#### [DIRECTION]
Images should be left out, and everything else in the listing reproduced exactly.

#### [DATA SHOWN]
---+---
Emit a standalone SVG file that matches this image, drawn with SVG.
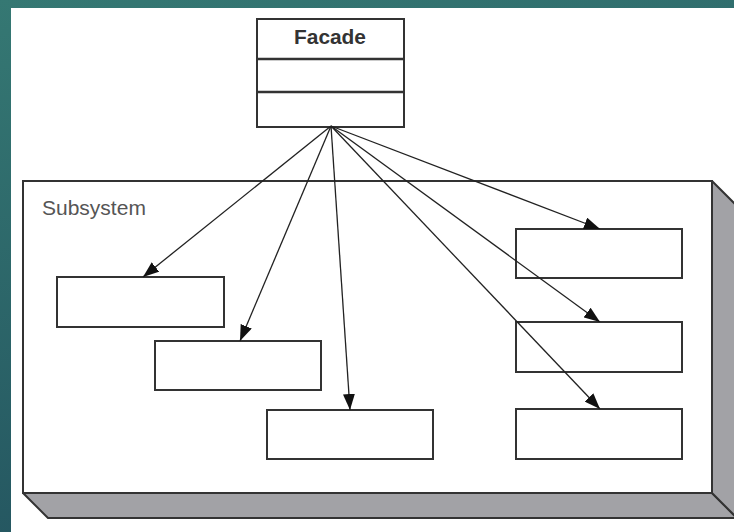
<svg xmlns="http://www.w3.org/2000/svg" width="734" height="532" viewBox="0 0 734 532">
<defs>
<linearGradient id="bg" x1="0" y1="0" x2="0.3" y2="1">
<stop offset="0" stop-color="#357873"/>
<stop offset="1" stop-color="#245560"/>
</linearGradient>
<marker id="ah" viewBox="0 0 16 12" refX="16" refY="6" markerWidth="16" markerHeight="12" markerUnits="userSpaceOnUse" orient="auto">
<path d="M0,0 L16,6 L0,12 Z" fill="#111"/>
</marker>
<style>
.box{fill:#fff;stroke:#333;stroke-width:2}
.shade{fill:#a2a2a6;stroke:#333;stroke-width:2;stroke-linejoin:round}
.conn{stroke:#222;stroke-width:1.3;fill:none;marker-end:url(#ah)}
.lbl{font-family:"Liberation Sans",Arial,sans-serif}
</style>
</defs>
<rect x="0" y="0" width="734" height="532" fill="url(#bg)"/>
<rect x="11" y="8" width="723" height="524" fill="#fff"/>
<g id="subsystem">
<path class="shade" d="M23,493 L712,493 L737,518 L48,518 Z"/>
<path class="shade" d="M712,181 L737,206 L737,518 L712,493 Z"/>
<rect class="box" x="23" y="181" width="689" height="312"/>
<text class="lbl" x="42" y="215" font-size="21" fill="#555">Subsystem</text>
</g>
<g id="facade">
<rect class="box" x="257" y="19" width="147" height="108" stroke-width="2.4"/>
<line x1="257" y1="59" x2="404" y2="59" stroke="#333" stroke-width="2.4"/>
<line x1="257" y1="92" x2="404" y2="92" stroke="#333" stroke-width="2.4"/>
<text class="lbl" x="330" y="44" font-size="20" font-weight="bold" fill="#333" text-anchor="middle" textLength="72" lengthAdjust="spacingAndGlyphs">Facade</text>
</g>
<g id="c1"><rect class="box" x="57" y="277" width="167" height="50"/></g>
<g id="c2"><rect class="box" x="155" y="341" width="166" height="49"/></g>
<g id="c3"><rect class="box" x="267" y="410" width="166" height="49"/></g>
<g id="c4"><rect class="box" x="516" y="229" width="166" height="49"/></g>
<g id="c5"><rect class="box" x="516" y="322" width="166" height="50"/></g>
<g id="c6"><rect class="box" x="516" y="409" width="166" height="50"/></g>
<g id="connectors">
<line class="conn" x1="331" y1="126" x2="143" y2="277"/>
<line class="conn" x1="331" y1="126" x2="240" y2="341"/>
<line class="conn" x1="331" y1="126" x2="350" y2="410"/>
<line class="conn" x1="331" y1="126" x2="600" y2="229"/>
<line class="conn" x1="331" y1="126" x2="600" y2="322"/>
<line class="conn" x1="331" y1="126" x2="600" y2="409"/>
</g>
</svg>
---+---
#### [RESPONSE TO THE EXERCISE]
Emit a standalone SVG file that matches this image, drawn with SVG.
<svg xmlns="http://www.w3.org/2000/svg" width="734" height="532" viewBox="0 0 734 532">
<defs>
<linearGradient id="bg" x1="0" y1="0" x2="0.3" y2="1">
<stop offset="0" stop-color="#357873"/>
<stop offset="1" stop-color="#245560"/>
</linearGradient>
<marker id="ah" viewBox="0 0 16 12" refX="16" refY="6" markerWidth="16" markerHeight="12" markerUnits="userSpaceOnUse" orient="auto">
<path d="M0,0 L16,6 L0,12 Z" fill="#111"/>
</marker>
<style>
.box{fill:#fff;stroke:#333;stroke-width:2}
.shade{fill:#a2a2a6;stroke:#333;stroke-width:2;stroke-linejoin:round}
.conn{stroke:#222;stroke-width:1.3;fill:none;marker-end:url(#ah)}
.lbl{font-family:"Liberation Sans",Arial,sans-serif}
</style>
</defs>
<rect x="0" y="0" width="734" height="532" fill="url(#bg)"/>
<rect x="11" y="8" width="723" height="524" fill="#fff"/>
<g id="subsystem">
<path class="shade" d="M23,493 L712,493 L737,518 L48,518 Z"/>
<path class="shade" d="M712,181 L737,206 L737,518 L712,493 Z"/>
<rect class="box" x="23" y="181" width="689" height="312"/>
<text class="lbl" x="42" y="215" font-size="21" fill="#555">Subsystem</text>
</g>
<g id="facade">
<rect class="box" x="257" y="19" width="147" height="108" stroke-width="2.4"/>
<line x1="257" y1="59" x2="404" y2="59" stroke="#333" stroke-width="2.4"/>
<line x1="257" y1="92" x2="404" y2="92" stroke="#333" stroke-width="2.4"/>
<text class="lbl" x="330" y="44" font-size="20" font-weight="bold" fill="#333" text-anchor="middle" textLength="72" lengthAdjust="spacingAndGlyphs">Facade</text>
</g>
<g id="c1"><rect class="box" x="57" y="277" width="167" height="50"/></g>
<g id="c2"><rect class="box" x="155" y="341" width="166" height="49"/></g>
<g id="c3"><rect class="box" x="267" y="410" width="166" height="49"/></g>
<g id="c4"><rect class="box" x="516" y="229" width="166" height="49"/></g>
<g id="c5"><rect class="box" x="516" y="322" width="166" height="50"/></g>
<g id="c6"><rect class="box" x="516" y="409" width="166" height="50"/></g>
<g id="connectors">
<line class="conn" x1="331" y1="126" x2="143" y2="277"/>
<line class="conn" x1="331" y1="126" x2="240" y2="341"/>
<line class="conn" x1="331" y1="126" x2="350" y2="410"/>
<line class="conn" x1="331" y1="126" x2="600" y2="229"/>
<line class="conn" x1="331" y1="126" x2="600" y2="322"/>
<line class="conn" x1="331" y1="126" x2="600" y2="409"/>
</g>
</svg>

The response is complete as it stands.